Search the material for the string "drawn" and copy each line where it occurs.
───── GIVEN MATERIAL ─────
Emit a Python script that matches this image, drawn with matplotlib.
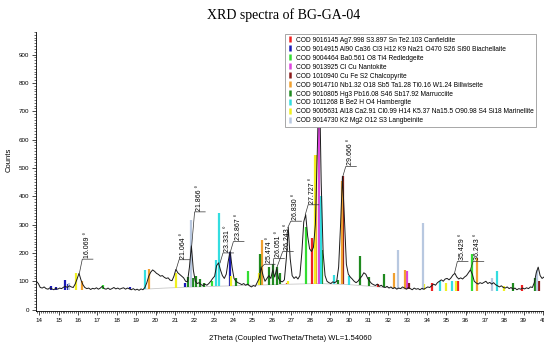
import matplotlib
matplotlib.use('Agg')
import matplotlib.pyplot as plt
import numpy as np
from matplotlib.lines import Line2D
from matplotlib.ticker import MultipleLocator

matplotlib.rcParams['font.family'] = 'Liberation Sans'

# measured pattern (2theta, counts)
two_theta = [13.85, 13.95, 14.05, 14.15, 14.25, 14.35, 14.45, 14.55, 14.65, 14.75,
             14.85, 14.95, 15.05, 15.15, 15.25, 15.35, 15.45, 15.55, 15.65, 15.75,
             15.85, 15.95, 16.05, 16.15, 16.25, 16.35, 16.45, 16.55, 16.65, 16.75,
             16.85, 16.95, 17.05, 17.15, 17.25, 17.35, 17.45, 17.55, 17.65, 17.75,
             17.85, 17.95, 18.05, 18.15, 18.25, 18.35, 18.45, 18.55, 18.65, 18.75,
             18.85, 18.95, 19.05, 19.15, 19.25, 19.35, 19.45, 19.55, 19.65, 19.75,
             19.85, 19.95, 20.05, 20.15, 20.25, 20.35, 20.45, 20.55, 20.65, 20.75,
             20.85, 20.95, 21.05, 21.15, 21.25, 21.35, 21.45, 21.55, 21.65, 21.75,
             21.85, 21.95, 22.05, 22.15, 22.25, 22.35, 22.45, 22.55, 22.65, 22.75,
             22.85, 22.95, 23.05, 23.15, 23.25, 23.35, 23.45, 23.55, 23.65, 23.75,
             23.85, 23.95, 24.05, 24.15, 24.25, 24.35, 24.45, 24.55, 24.65, 24.75,
             24.85, 24.95, 25.05, 25.15, 25.25, 25.35, 25.45, 25.55, 25.65, 25.75,
             25.85, 25.95, 26.05, 26.15, 26.25, 26.35, 26.45, 26.55, 26.65, 26.75,
             26.85, 26.95, 27.05, 27.15, 27.25, 27.35, 27.45, 27.55, 27.65, 27.75,
             27.85, 27.95, 28.05, 28.15, 28.25, 28.35, 28.45, 28.55, 28.65, 28.75,
             28.85, 28.95, 29.05, 29.15, 29.25, 29.35, 29.45, 29.55, 29.65, 29.75,
             29.85, 29.95, 30.05, 30.15, 30.25, 30.35, 30.45, 30.55, 30.65, 30.75,
             30.85, 30.95, 31.05, 31.15, 31.25, 31.35, 31.45, 31.55, 31.65, 31.75,
             31.85, 31.95, 32.05, 32.15, 32.25, 32.35, 32.45, 32.55, 32.65, 32.75,
             32.85, 32.95, 33.05, 33.15, 33.25, 33.35, 33.45, 33.55, 33.65, 33.75,
             33.85, 33.95, 34.05, 34.15, 34.25, 34.35, 34.45, 34.55, 34.65, 34.75,
             34.85, 34.95, 35.05, 35.15, 35.25, 35.35, 35.45, 35.55, 35.65, 35.75,
             35.85, 35.95, 36.05, 36.15, 36.25, 36.35, 36.45, 36.55, 36.65, 36.75,
             36.85, 36.95, 37.05, 37.15, 37.25, 37.35, 37.45, 37.55, 37.65, 37.75,
             37.85, 37.95, 38.05, 38.15, 38.25, 38.35, 38.45, 38.55, 38.65, 38.75,
             38.85, 38.95, 39.05, 39.15, 39.25, 39.35, 39.45, 39.55, 39.65, 39.75,
             39.85, 39.95, 40.05]
counts = [100, 92, 78, 76, 80, 74, 72, 77, 73, 70,
          75, 72, 76, 74, 79, 82, 78, 84, 80, 78,
          90, 108, 128, 105, 88, 78, 74, 76, 71, 75,
          73, 77, 72, 76, 82, 74, 72, 76, 71, 74,
          78, 73, 76, 72, 75, 77, 72, 76, 73, 70,
          74, 69, 72, 68, 73, 70, 78, 95, 118, 132,
          140, 135, 128, 124, 118, 120, 114, 110, 112, 104,
          102, 118, 142, 130, 124, 118, 112, 100, 98, 150,
          225, 140, 100, 92, 95, 88, 85, 90, 86, 92,
          100, 110, 118, 155, 165, 140, 120, 110, 125, 170,
          205, 150, 110, 100, 95, 92, 88, 92, 86, 90,
          84, 80, 85, 82, 96, 110, 150, 120, 100, 110,
          120, 110, 140, 115, 145, 110, 100, 98, 105, 180,
          290, 180, 120, 110, 116, 108, 120, 200, 310, 335,
          260, 215, 205, 220, 300, 560, 850, 450, 200, 120,
          100, 95, 92, 98, 95, 100, 150, 300, 470, 320,
          160, 125, 115, 108, 100, 95, 100, 110, 118, 130,
          125, 110, 100, 92, 88, 85, 90, 82, 86, 80,
          78, 82, 76, 80, 74, 78, 72, 76, 74, 80,
          76, 72, 78, 74, 70, 76, 72, 74, 70, 75,
          72, 76, 80, 78, 84, 90, 86, 95, 100, 105,
          100, 108, 110, 105, 112, 122, 128, 115, 108, 112,
          108, 115, 120, 130, 140, 125, 100, 94, 90, 95,
          92, 96, 100, 92, 96, 90, 95, 88, 84, 80,
          84, 78, 76, 80, 74, 78, 72, 76, 70, 74,
          72, 76, 73, 77, 74, 80, 78, 95, 130, 150,
          120, 110, 115]

# fitted background under the pattern
bg_x = [13.8, 19.4, 20.5, 22.0, 24.0, 26.0, 28.4, 30.0, 31.5, 33.0, 34.5, 40.5]
bg_y = [70, 72, 76, 80, 84, 88, 92, 88, 80, 72, 66, 66]

# reference phases: stick positions and heights
phase_names = [
    'COD 9016145 Ag7.998 S3.897 Sn Te2.103 Canfieldite',
    'COD 9014915 Al90 Ca36 Cl3 H12 K9 Na21 O470 S26 Si90 Biachellaite',
    'COD 9004464 Ba0.561 O8 Ti4 Redledgeite',
    'COD 9013925 Cl Cu Nantokite',
    'COD 1010940 Cu Fe S2 Chalcopyrite',
    'COD 9014710 Nb1.32 O18 Sb5 Ta1.28 Ti0.16 W1.24 Billwiseite',
    'COD 9010805 Hg3 Pb16.08 S46 Sb17.92 Marrucciite',
    'COD 1011268 B Be2 H O4 Hambergite',
    'COD 9005631 Al18 Ca2.91 Cl0.99 H14 K5.37 Na15.5 O90.98 S4 Si18 Marinellite',
    'COD 9014730 K2 Mg2 O12 S3 Langbeinite',
]
phase_colors = ['#ee2222', '#1a1ab8', '#33dd33', '#dd44dd', '#8b1a1a',
                '#f0a030', '#1f8a1f', '#33dde0', '#f0f020', '#b8c8e0']

canfieldite_x = [26.80, 28.07, 31.50, 34.26, 35.62, 38.90]
canfieldite_h = [95, 253, 90, 95, 102, 88]
biachellaite_x = [14.60, 14.85, 15.35, 15.50, 18.70, 21.50, 23.82, 27.00]
biachellaite_h = [82, 80, 106, 92, 80, 95, 205, 90]
redledgeite_x = [17.28, 22.90, 24.76, 27.76, 36.34]
redledgeite_h = [88, 100, 135, 293, 195]
nantokite_x = [28.46, 32.97]
nantokite_h = [880, 135]
chalcopyrite_x = [29.67, 33.10, 39.80]
chalcopyrite_h = [470, 95, 100]
billwiseite_x = [16.23, 19.68, 25.50, 28.30, 29.62, 32.30, 32.90, 36.60]
billwiseite_h = [100, 145, 246, 546, 455, 130, 141, 183]
marrucciite_x = [21.70, 21.95, 22.10, 22.30, 22.50, 24.16, 25.38, 25.85, 26.05,
                 26.25, 26.40, 28.60, 29.40, 30.54, 31.00, 31.79, 38.43, 39.60]
marrucciite_h = [115, 110, 118, 108, 95, 110, 195, 150, 160,
                 150, 130, 210, 105, 188, 115, 127, 95, 110]
hambergite_x = [19.45, 23.13, 23.26, 28.53, 29.22, 30.00, 34.70, 35.30, 37.62]
hambergite_h = [140, 175, 340, 400, 123, 120, 100, 100, 135]
marinellite_x = [15.92, 21.07, 23.90, 25.36, 26.85, 28.25, 33.85, 34.97, 35.50, 38.00]
marinellite_h = [128, 130, 120, 130, 100, 546, 92, 95, 100, 85]
langbeinite_x = [15.55, 21.84, 32.53, 33.80, 37.35, 39.67]
langbeinite_h = [95, 317, 211, 307, 112, 140]

sticks_x = [canfieldite_x, biachellaite_x, redledgeite_x, nantokite_x, chalcopyrite_x,
            billwiseite_x, marrucciite_x, hambergite_x, marinellite_x, langbeinite_x]
sticks_h = [canfieldite_h, biachellaite_h, redledgeite_h, nantokite_h, chalcopyrite_h,
            billwiseite_h, marrucciite_h, hambergite_h, marinellite_h, langbeinite_h]

# peak labels: position, curve height, bar height
peak_pos = [16.069, 21.064, 21.866, 23.331, 23.867, 25.474, 26.051, 26.243,
            26.830, 27.727, 29.666, 35.429, 36.243]
peak_y = [128, 142, 225, 165, 205, 150, 140, 145, 290, 335, 470, 128, 140]
bar_y = [178, 176, 345, 200, 240, 160, 180, 205, 312, 370, 505, 170, 170]
# sideways step of each leader line
lead_dx = [0.15, 0.15, 0.15, 0.15, 0.15, 0.15, 0.05, 0.32,
           0.15, 0.15, 0.15, 0.15, 0.15]

fig = plt.figure(figsize=(5.44, 3.45), dpi=100)
ax = fig.add_axes([36 / 544, 1 - 311 / 345, 1 - 36 / 544, (311 - 32) / 345])

# background line and phase sticks drawn from it
ax.plot(bg_x[1:-2], bg_y[1:-2], color='#c8c8c8', lw=0.6, zorder=1)
for xs, hs, c in zip(sticks_x, sticks_h, phase_colors):
    base = np.interp(xs, bg_x, bg_y)
    ax.vlines(xs, base, hs, colors=c, lw=1.6, zorder=2)

ax.plot(two_theta, counts, color='#1a1a1a', lw=0.7, zorder=3)

# peak annotations with leader lines
for p, py, by, dx in zip(peak_pos, peak_y, bar_y, lead_dx):
    x0 = p + dx
    ax.plot([p, x0, x0 + 0.55], [py, by, by], color='#333333', lw=0.5, zorder=4)
    ax.text(x0 + 0.25, by + 4, '%.3f °' % p, rotation=90, ha='center', va='bottom',
            fontsize=5, zorder=4)

handles = [Line2D([], [], color=c, marker='|', ls='none', markersize=5, mew=1.8)
           for c in phase_colors]
leg = ax.legend(handles, phase_names, loc='upper left',
                bbox_to_anchor=(285 / 544, 1 - 34 / 345), bbox_transform=fig.transFigure,
                fontsize=4.75, frameon=True, fancybox=False, edgecolor='#999999',
                framealpha=1, labelspacing=0.3, handlelength=0.6, handletextpad=0.6,
                borderpad=0.4, borderaxespad=0)
leg.set_zorder(10)
leg.get_frame().set_linewidth(0.6)

ax.set_xlim(13.83, 40.05)
ax.set_ylim(-5, 980)
ax.xaxis.set_major_locator(MultipleLocator(1))
ax.xaxis.set_minor_locator(MultipleLocator(0.1))
ax.yaxis.set_major_locator(MultipleLocator(100))
ax.yaxis.set_minor_locator(MultipleLocator(10))
ax.tick_params(which='major', labelsize=4.5, length=3, width=0.5, pad=2)
ax.tick_params(which='minor', length=1.5, width=0.4)
for s in ['top', 'right']:
    ax.spines[s].set_visible(False)
for s in ['left', 'bottom']:
    ax.spines[s].set_linewidth(0.6)

ax.set_xlabel('2Theta (Coupled TwoTheta/Theta) WL=1.54060', fontsize=5.5, labelpad=9)
fig.text(9 / 544, 1 - 160 / 345, 'Counts', rotation=90, ha='center', va='center', fontsize=5.5)
fig.text(284 / 544, 1 - 15 / 345, 'XRD spectra of BG-GA-04', ha='center', va='center',
         fontsize=10, family='Liberation Serif')

fig.savefig('out.png', dpi=100)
─────
▶ _REPLY_
Emit a Python script that matches this image, drawn with matplotlib.
# background line and phase sticks drawn from it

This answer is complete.